In this two-part series I wanted to concentrate on two things – I’m deliberately avoiding the showpiece games, the European finals, the league title-winning games, the St Etiennes and Barcelonas, and focusing instead on the bread and butter games, the routine, the humdrum, the mundane. Also, as the title rather suggests, I’m concentrating on some of the away games I’ve been to and the things that took place during those long days out, usually amusing but by no means always.
Going to away games always seemed more eventful, more colourful. They offer a different kind of experience altogether, with a greater element of discovery and, it has to be said, danger, at least in the 70s and 80s, where there was trouble of some sort at every single match. Moments of humour and laughter bordering on delirium are wont to break out during these long away days out, borne of being in the moment, in the zone, with your mates, living in the now and leaving the rest of your warts-and-all existence behind. We still prefer aways, with their extra sprinkle of spice.

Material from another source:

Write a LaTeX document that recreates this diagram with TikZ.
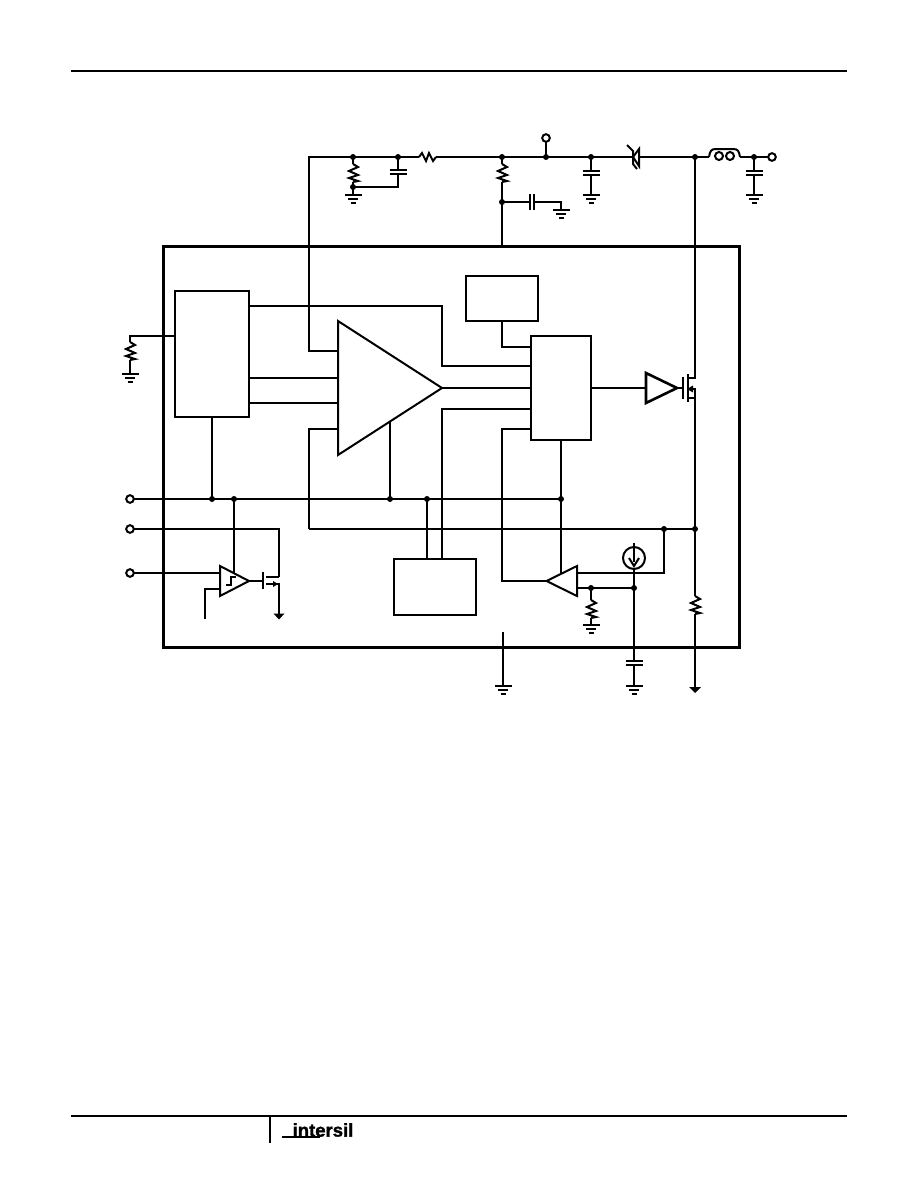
\documentclass[tikz,border=0pt]{standalone}
\usepackage{fontspec}
\setmainfont{Liberation Sans}
\newfontfamily\logofont[BoldFeatures={FakeBold=1.5}]{Liberation Sans}
\tikzset{
  wire/.style={line width=2pt,line join=miter},
  frame/.style={line width=3pt},
  blockbox/.style={draw,line width=2pt,rectangle,inner sep=0pt,fill=none},
  triline/.style={line width=2pt,line join=miter,fill=white},
  pin/.style={line width=2pt,fill=white},
  rule/.style={line width=2pt}
}
% vertical resistor with top point (#1,#2)
\newcommand{\myresv}[2]{\draw[wire] (#1,#2) -- ++(5,3) -- ++(-9,4) -- ++(9,4) -- ++(-9,3) -- ++(9,3) -- ++(-5,1);}
% ground with top bar centred at (#1,#2)
\newcommand{\mygnd}[2]{\draw[wire] (#1-8.5,#2) -- (#1+8.5,#2) (#1-5,#2+4) -- (#1+5,#2+4) (#1-2.5,#2+8) -- (#1+2.5,#2+8);}
% horizontal plates capacitor at x=#1, plates at y=#2
\newcommand{\mycapv}[2]{\draw[wire] (#1-8.5,#2) -- (#1+8.5,#2) (#1-8.5,#2+4) -- (#1+8.5,#2+4);}
\begin{document}
\begin{tikzpicture}[x=1pt,y=-1pt]
\useasboundingbox (0,0) rectangle (918,1188);
\fill[white] (0,0) rectangle (918,1188);
% page rules
\coordinate (ruleTL) at (71,71); \coordinate (ruleTR) at (847,71);
\coordinate (ruleBL) at (71,1116); \coordinate (ruleBR) at (847,1116);
\coordinate (ruleV) at (270,1116); \coordinate (ruleVe) at (270,1143);
\draw[rule] (ruleTL) -- (ruleTR);
\draw[rule] (ruleBL) -- (ruleBR);
\draw[rule] (ruleV) -- (ruleVe);
\node[inner sep=0pt,font=\logofont\bfseries\fontsize{18.5}{18.5}\selectfont] (logo) at (323,1130) {intersil};
\coordinate (swA) at (282,1137); \coordinate (swB) at (320,1137);
\draw[line width=1.2pt] (swA) -- (swB);

% main frame and blocks
\node[draw,frame,rectangle,inner sep=0pt,minimum width=576pt,minimum height=401pt] (chip) at (451,446.5) {};
\node[blockbox,minimum width=74pt,minimum height=126pt] (boxA) at (212,354) {};
\node[blockbox,minimum width=72pt,minimum height=45pt] (boxB) at (502,298.5) {};
\node[blockbox,minimum width=60pt,minimum height=104pt] (boxC) at (561,388) {};
\node[blockbox,minimum width=82pt,minimum height=56pt] (boxD) at (435,587) {};

% coordinates: junctions
\coordinate (j353) at (353,157); \coordinate (j398) at (398,157); \coordinate (j502) at (502,157);
\coordinate (j546) at (546,157); \coordinate (j591) at (591,157); \coordinate (j695) at (695,157);
\coordinate (j754) at (754,157); \coordinate (j353b) at (353,187); \coordinate (j502b) at (502,202);
\coordinate (b212) at (212,499); \coordinate (b234) at (234,499); \coordinate (b390) at (390,499);
\coordinate (b427) at (427,499); \coordinate (b561) at (561,499);
\coordinate (c664) at (664,529); \coordinate (c695) at (695,529);
\coordinate (f591) at (591,588); \coordinate (f634) at (634,588);
% pins
\coordinate (pTop) at (546,138); \coordinate (pOut) at (772,157);
\coordinate (pA) at (130,499); \coordinate (pB) at (130,529); \coordinate (pC) at (130,573);
% amplifier triangle
\coordinate (ampT) at (338,321); \coordinate (ampB) at (338,455); \coordinate (ampO) at (442,388);
% driver triangle
\coordinate (drvT) at (646,373); \coordinate (drvB) at (646,403); \coordinate (drvO) at (677,388);
% error amp triangle
\coordinate (errT) at (577,566); \coordinate (errB) at (577,596); \coordinate (errO) at (546.5,581);
% comparator triangle
\coordinate (cmpT) at (220,566); \coordinate (cmpB) at (220,596); \coordinate (cmpO) at (249,581);

% top rail
\coordinate (topL) at (309,157); \coordinate (amp351) at (338,351);
\coordinate (r1a) at (419,157); \coordinate (r1b) at (436,157);
\draw[wire] (amp351) -| (topL) -- (r1a);
\draw[wire] (r1a) -- ++(3,-4) -- ++(4,8) -- ++(3,-8) -- ++(4,8) -- (r1b);
\draw[wire] (r1b) -- (j502) -- (j546) -- (j591);
\coordinate (znA) at (633,157); \coordinate (znB) at (639,157);
\draw[wire] (j591) -- (znA);
\draw[wire] (znB) -- (j695);
\draw[wire] (627,145) -- (633,151) -- (633,164) -- (637,169);
\draw[wire,line join=miter] (639,149) -- (633,157) -- (639,166) -- cycle;
% inductor
\coordinate (indA) at (709,157); \coordinate (indB) at (740,157);
\draw[wire] (j695) -- (indA);
\draw[wire] (indA) .. controls (710,151) and (711,149) .. (716,149) -- (733,149) .. controls (738,149) and (739,151) .. (indB);
\draw[wire] (719,156) circle (4);
\draw[wire] (730,156) circle (4);
\draw[wire] (indB) -- (j754) -- (pOut);
\draw[wire] (j546) -- (pTop);

% branch at 353
\coordinate (r2a) at (353,164);\coordinate (r2b) at (353,182);\coordinate (g353) at (353,195);
\draw[wire] (j353) -- (r2a); \myresv{353}{164}
\draw[wire] (r2b) -- (j353b) -- (g353); \mygnd{353}{195}
\coordinate (c398a) at (398,170); \coordinate (c398b) at (398,174);
\draw[wire] (j398) -- (c398a); \mycapv{398}{170}
\draw[wire] (c398b) |- (j353b);
% branch at 502
\coordinate (r3a) at (502,164);\coordinate (r3b) at (502,182);
\draw[wire] (j502) -- (r3a); \myresv{502}{164}
\draw[wire] (r3b) -- (j502b) -- (boxB.north |- chip.north);
\coordinate (c530) at (530,202); \coordinate (c534) at (534,202); \coordinate (g561) at (561,210);
\draw[wire] (j502b) -- (c530);
\draw[wire] (530,194) -- (530,210) (534,194) -- (534,210);
\draw[wire] (c534) -| (g561); \mygnd{561}{210}
% cap 591
\coordinate (c591a) at (591,171); \coordinate (c591b) at (591,175); \coordinate (g591) at (591,195);
\draw[wire] (j591) -- (c591a); \mycapv{591}{171}
\draw[wire] (c591b) -- (g591); \mygnd{591}{195}
% cap 754
\coordinate (c754a) at (754,171); \coordinate (c754b) at (754,175); \coordinate (g754) at (754,195);
\draw[wire] (j754) -- (c754a); \mycapv{754}{171}
\draw[wire] (c754b) -- (g754); \mygnd{754}{195}

% left resistor
\coordinate (rLa) at (130,336); \coordinate (rLb) at (130,342); \coordinate (rLc) at (130,360); \coordinate (gL) at (130,374);
\draw[wire] (boxA.west |- rLa) -- (rLa) -- (rLb); \myresv{130}{342}
\draw[wire] (rLc) -- (gL); \mygnd{130}{374}

% block A to amplifier
\coordinate (a306) at (442,306); \coordinate (c366) at (442,366);
\draw[wire] (boxA.east |- a306) -- (a306) -- (c366) -- (boxC.west |- c366);
\coordinate (a378) at (338,378); \coordinate (a403) at (338,403);
\draw[wire] (boxA.east |- a378) -- (a378);
\draw[wire] (boxA.east |- a403) -- (a403);
\draw[wire] (boxA.south -| b212) -- (b212);
% amp output etc.
\draw[wire] (ampO) -- (boxC.west |- ampO);
\coordinate (a429) at (338,429); \coordinate (l309) at (309,529);
\draw[wire] (a429) -| (l309);
\draw[wire] (l309) -- (c664) -- (c695);
\coordinate (a390) at (390,421);
\draw[wire] (a390) -- (b390);
\draw[wire] (b427) -- (boxD.north -| b427);
\coordinate (d442) at (442,559); \coordinate (c409) at (442,409);
\draw[wire] (d442) -- (c409) -- (boxC.west |- c409);
\draw[wire] (boxB.south) |- (boxC.west |- 0,347);
% block C feedback
\coordinate (c429) at (531,429); \coordinate (e502) at (502,429);
\draw[wire] (c429) -- (e502) |- (errO);
\coordinate (e561) at (561,574);
\draw[wire] (boxC.south) -- (b561) -- (e561);
% C to driver
\draw[wire] (boxC.east |- drvO) -- (drvT |- drvO);
% rails
\draw[wire] (pA) -- (b212) -- (b234) -- (b390) -- (b427) -- (b561);
\coordinate (rB) at (279,529); \coordinate (mD) at (279,577);
\draw[wire] (pB) -- (rB) -- (mD);
\draw[wire] (pC) -- (cmpT |- pC);
\coordinate (cmp589) at (220,589); \coordinate (cmpFree) at (205,619);
\draw[wire] (cmp589) -| (cmpFree);
\coordinate (cmpV) at (234,574);
\draw[wire] (b234) -- (cmpV);
% comparator output FET
\coordinate (cG) at (263,581);
\draw[wire] (cmpO) -- (cG);
\draw[wire] (263,572) -- (263,589);
\draw[wire] (266,577) -- (mD);
\coordinate (mS) at (279,584); \coordinate (mE) at (279,614);
\draw[wire] (266,584) -- (mS) -- (mE);
\fill (273,581) -- (278,584) -- (273,587) -- cycle;
\fill (273.5,613.5) -- (284.5,613.5) -- (279,619.5) -- cycle;

% error amp inputs
\coordinate (e573) at (664,573); \coordinate (e588) at (577,588);
\draw[wire] (errT |- e573) -- (e573) -- (c664);
\draw[wire] (e588) -- (f591) -- (f634);
\coordinate (s634) at (634,558); \coordinate (s634b) at (634,569);
\coordinate (c634a) at (634,661); \coordinate (c634b) at (634,665); \coordinate (g634) at (634,686);
\draw[wire] (s634b) -- (f634) -- (c634a); \mycapv{634}{661}
\draw[wire] (c634b) -- (g634); \mygnd{634}{686}
\draw[wire] (s634) circle (11);
\coordinate (s634t) at (634,543); \coordinate (s634m) at (634,562);
\draw[wire] (s634t) -- (s634m);
\draw[wire] (629,558) -- (634,566) -- (639,558);
\coordinate (r4a) at (591,600); \coordinate (r4b) at (591,618); \coordinate (g4) at (591,625);
\draw[wire] (f591) -- (r4a); \myresv{591}{600}
\draw[wire] (r4b) -- (g4); \mygnd{591}{625}
% chip ground
\coordinate (gT) at (503,632); \coordinate (gB) at (503,686);
\draw[wire] (gT) -- (gB); \mygnd{503}{686}
% output stage
\coordinate (mDr) at (695,378); \coordinate (mMid) at (695,389); \coordinate (mSr) at (695,398);
\coordinate (r5a) at (695,596); \coordinate (r5b) at (695,614); \coordinate (arr) at (695,687);
\draw[wire] (j695) -- (mDr) -- (687,378);
\draw[wire] (687,398) -- (mSr) -- (mMid) -- (689,389);
\fill (687,389) -- (693,385.5) -- (693,392.5) -- cycle;
\draw[wire] (683,377) -- (683,399);
\draw[wire] (687.5,374) -- (687.5,402);
\draw[wire] (drvO) -- (683,388);
\draw[wire] (mSr) -- (c695) -- (r5a); \myresv{695}{596}
\draw[wire] (r5b) -- (arr);
\fill (689,687) -- (701,687) -- (695,693) -- cycle;

% triangles
\draw[triline] (ampT) -- (ampO) -- (ampB) -- cycle;
\draw[line width=2.6pt,line join=miter] (drvT) -- (drvO) -- (drvB) -- cycle;
\draw[triline] (errT) -- (errO) -- (errB) -- cycle;
\draw[triline] (cmpT) -- (cmpO) -- (cmpB) -- cycle;
\draw[wire] (226,585) -- (231,585) -- (231,577) -- (236,577);

% junction dots
\foreach \p in {j353,j398,j502,j546,j591,j695,j754,j353b,j502b,b212,b234,b390,b427,b561,c664,c695,f591,f634}
  \fill (\p) circle (3);
% pins
\foreach \p in {pTop,pOut,pA,pB,pC}
  \draw[pin] (\p) circle (3.8);
\end{tikzpicture}
\end{document}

You’ll notice very few of these recollections focus on the actual games themselves. As someone once said, if you’re a football fan who thinks following a club is about the 90 minutes, you’re actually not a football fan at all. That 90 minute plus half-time chunk in the middle is but one act in a much bigger, broader play, just Act 3 Scene 1. It’s the travelling, seeing other, less familiar towns and cities and the places en route, the bonhomie, the close-knit comradeship, mainly within your own immediate group but also within your own club’s wider fanbase. It’s the departure from the Anfield routine – Coventry, Derby and Sheffield may not seem especially exotic, but you don’t go to them every fortnight – that makes them special.